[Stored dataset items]
============================================================

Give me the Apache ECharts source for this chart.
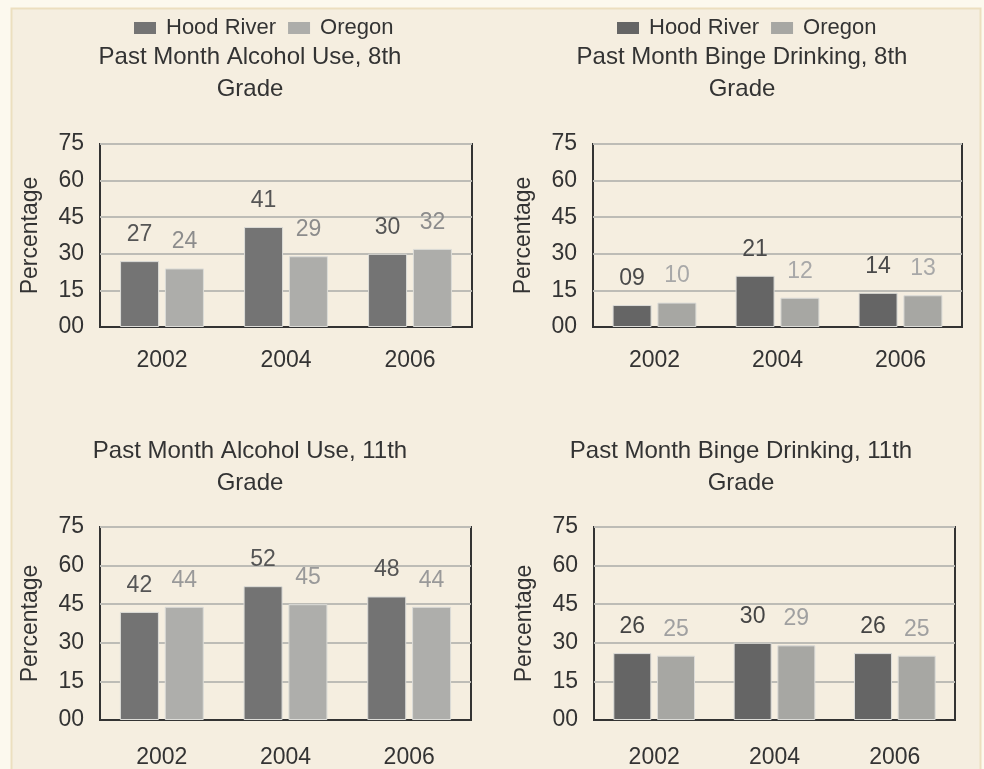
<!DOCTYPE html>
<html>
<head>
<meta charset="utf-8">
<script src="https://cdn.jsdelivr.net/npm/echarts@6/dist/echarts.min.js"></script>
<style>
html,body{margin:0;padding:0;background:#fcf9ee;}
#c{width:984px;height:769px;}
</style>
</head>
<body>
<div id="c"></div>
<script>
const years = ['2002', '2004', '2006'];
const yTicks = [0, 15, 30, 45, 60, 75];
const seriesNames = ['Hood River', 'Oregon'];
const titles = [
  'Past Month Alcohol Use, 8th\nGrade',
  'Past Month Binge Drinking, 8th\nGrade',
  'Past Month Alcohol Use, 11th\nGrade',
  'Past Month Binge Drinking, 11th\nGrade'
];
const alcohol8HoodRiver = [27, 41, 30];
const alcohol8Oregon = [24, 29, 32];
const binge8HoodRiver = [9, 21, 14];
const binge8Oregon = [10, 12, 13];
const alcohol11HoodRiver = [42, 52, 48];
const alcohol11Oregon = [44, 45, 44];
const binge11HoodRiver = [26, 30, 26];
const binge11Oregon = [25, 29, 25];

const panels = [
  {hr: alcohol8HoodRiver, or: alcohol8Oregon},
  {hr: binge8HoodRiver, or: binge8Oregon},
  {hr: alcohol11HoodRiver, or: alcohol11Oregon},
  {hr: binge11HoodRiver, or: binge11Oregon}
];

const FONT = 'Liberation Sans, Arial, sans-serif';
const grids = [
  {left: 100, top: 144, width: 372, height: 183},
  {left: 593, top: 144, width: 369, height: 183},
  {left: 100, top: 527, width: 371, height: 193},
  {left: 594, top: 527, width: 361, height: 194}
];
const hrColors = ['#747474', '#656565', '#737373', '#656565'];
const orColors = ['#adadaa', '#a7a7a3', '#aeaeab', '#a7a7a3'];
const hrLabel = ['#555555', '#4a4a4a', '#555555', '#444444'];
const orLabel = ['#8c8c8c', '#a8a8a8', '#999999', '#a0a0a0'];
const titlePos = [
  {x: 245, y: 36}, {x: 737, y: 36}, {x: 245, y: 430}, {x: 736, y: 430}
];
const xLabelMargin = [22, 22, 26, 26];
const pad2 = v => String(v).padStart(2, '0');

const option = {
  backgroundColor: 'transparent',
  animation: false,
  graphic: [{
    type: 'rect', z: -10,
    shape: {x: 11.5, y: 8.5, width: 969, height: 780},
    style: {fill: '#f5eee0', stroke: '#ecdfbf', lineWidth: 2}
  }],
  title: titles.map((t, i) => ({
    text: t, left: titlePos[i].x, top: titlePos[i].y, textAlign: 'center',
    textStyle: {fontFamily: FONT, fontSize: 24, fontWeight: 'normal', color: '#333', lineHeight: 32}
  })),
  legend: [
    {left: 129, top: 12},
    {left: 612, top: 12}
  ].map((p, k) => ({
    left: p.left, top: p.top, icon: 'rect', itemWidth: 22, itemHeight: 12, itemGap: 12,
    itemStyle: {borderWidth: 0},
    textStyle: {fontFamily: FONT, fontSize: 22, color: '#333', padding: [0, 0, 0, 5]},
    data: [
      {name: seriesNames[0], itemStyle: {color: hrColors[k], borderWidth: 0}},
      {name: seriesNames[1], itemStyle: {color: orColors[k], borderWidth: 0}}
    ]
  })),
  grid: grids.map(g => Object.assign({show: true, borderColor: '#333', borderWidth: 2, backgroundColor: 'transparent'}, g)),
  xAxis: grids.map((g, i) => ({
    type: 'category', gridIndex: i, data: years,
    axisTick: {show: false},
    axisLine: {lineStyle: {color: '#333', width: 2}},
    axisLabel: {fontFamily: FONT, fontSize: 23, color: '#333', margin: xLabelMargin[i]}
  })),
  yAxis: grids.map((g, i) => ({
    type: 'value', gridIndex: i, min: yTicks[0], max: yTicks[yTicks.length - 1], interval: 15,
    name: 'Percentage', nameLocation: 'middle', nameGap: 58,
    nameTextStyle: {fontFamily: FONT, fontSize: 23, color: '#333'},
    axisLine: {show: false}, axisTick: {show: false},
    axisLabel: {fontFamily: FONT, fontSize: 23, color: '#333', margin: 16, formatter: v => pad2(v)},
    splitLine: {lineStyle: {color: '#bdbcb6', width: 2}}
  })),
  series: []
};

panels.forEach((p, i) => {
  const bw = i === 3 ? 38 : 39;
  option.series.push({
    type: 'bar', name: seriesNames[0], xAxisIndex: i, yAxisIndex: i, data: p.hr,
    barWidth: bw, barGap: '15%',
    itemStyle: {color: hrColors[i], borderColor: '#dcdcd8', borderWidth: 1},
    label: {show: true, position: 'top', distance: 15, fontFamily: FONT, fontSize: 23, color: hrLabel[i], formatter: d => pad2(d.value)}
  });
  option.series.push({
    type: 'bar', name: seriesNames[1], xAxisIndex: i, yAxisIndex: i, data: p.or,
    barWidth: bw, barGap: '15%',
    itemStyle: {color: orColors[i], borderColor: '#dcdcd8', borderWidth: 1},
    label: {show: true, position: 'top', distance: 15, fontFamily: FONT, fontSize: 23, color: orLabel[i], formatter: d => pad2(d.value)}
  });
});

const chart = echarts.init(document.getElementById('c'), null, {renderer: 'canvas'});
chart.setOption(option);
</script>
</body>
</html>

============================================================

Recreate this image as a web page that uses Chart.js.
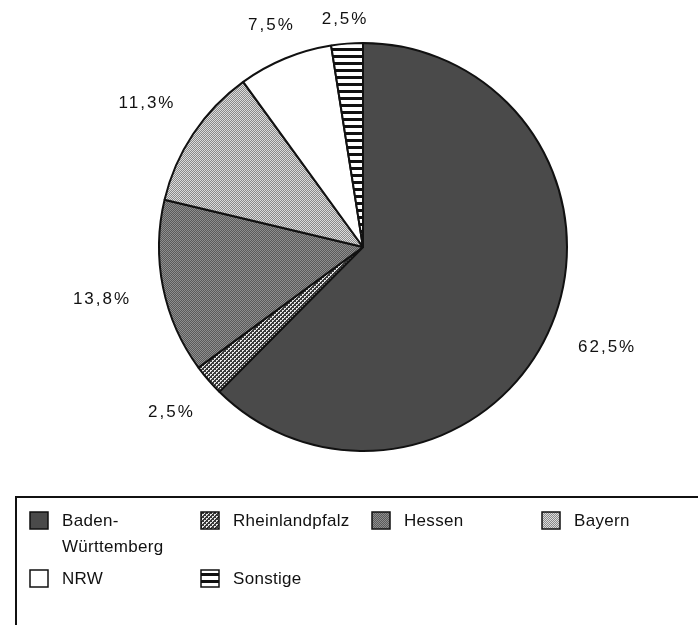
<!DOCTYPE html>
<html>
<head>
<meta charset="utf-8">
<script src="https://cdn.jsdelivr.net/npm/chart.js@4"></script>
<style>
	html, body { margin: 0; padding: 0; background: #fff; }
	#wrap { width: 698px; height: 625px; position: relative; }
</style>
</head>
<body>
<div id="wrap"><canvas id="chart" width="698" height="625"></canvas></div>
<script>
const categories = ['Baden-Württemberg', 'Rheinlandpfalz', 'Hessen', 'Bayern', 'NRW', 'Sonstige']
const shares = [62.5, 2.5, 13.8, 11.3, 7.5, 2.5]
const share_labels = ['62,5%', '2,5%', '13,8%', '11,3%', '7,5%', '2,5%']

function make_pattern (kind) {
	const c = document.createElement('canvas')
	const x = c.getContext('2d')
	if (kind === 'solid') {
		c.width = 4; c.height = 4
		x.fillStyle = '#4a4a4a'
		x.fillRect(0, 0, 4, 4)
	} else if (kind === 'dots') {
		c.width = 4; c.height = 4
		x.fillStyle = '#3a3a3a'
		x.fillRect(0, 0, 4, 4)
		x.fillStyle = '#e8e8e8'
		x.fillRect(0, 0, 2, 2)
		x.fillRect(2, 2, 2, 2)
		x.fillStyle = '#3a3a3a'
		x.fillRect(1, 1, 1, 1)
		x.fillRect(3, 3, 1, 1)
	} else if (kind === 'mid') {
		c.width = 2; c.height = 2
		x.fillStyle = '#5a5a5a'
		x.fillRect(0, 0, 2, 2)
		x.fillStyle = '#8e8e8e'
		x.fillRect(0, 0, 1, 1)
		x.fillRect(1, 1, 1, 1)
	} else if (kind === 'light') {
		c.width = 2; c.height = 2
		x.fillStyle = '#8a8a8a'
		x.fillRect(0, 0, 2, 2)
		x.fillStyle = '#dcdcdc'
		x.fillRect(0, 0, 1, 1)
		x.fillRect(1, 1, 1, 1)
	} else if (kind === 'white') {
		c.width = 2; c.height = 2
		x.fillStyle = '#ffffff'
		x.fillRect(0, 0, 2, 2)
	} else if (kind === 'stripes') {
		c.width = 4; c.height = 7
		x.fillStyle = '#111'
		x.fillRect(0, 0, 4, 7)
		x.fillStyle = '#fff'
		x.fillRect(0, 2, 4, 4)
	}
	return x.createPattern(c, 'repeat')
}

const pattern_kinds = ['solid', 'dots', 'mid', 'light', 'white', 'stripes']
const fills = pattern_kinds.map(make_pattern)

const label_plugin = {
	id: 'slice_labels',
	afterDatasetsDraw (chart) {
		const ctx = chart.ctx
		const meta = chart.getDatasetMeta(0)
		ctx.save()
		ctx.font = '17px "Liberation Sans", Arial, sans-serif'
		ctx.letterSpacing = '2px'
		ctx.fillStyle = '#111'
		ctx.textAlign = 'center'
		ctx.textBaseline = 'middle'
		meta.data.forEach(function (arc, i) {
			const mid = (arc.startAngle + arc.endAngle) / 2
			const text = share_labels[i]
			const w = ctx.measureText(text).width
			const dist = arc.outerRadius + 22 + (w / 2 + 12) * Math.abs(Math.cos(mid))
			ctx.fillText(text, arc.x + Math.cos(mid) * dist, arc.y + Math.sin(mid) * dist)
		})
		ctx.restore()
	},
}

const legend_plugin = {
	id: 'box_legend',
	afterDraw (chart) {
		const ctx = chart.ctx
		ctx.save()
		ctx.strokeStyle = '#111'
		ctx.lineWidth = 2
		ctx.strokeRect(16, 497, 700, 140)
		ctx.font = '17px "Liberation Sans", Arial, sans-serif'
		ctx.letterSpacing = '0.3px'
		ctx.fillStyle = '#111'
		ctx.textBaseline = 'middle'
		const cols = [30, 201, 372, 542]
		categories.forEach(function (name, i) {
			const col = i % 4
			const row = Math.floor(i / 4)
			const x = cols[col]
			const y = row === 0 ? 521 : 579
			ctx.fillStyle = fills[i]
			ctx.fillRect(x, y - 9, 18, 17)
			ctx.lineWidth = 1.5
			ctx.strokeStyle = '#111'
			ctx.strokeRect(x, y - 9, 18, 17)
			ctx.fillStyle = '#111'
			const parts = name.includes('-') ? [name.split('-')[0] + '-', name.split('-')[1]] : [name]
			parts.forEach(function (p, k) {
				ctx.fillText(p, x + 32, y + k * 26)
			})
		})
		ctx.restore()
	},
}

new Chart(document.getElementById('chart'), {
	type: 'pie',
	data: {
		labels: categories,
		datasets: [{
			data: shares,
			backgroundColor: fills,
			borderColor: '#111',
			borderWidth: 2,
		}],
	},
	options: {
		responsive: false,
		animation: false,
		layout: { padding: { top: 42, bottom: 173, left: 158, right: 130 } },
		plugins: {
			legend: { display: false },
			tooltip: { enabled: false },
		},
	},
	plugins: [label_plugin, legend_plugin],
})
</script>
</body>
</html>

============================================================

> [Instructions for the task] Everything from the line that contains "Recreate this image" down to the line that contains "['62,5%', '2,5%', '13,8%', '11,3%', '7,5%', '2,5%']" should be written out exactly, end lines too, minus the pictures.

> [Written answer]
Recreate this image as a web page that uses Chart.js.
<!DOCTYPE html>
<html>
<head>
<meta charset="utf-8">
<script src="https://cdn.jsdelivr.net/npm/chart.js@4"></script>
<style>
	html, body { margin: 0; padding: 0; background: #fff; }
	#wrap { width: 698px; height: 625px; position: relative; }
</style>
</head>
<body>
<div id="wrap"><canvas id="chart" width="698" height="625"></canvas></div>
<script>
const categories = ['Baden-Württemberg', 'Rheinlandpfalz', 'Hessen', 'Bayern', 'NRW', 'Sonstige']
const shares = [62.5, 2.5, 13.8, 11.3, 7.5, 2.5]
const share_labels = ['62,5%', '2,5%', '13,8%', '11,3%', '7,5%', '2,5%']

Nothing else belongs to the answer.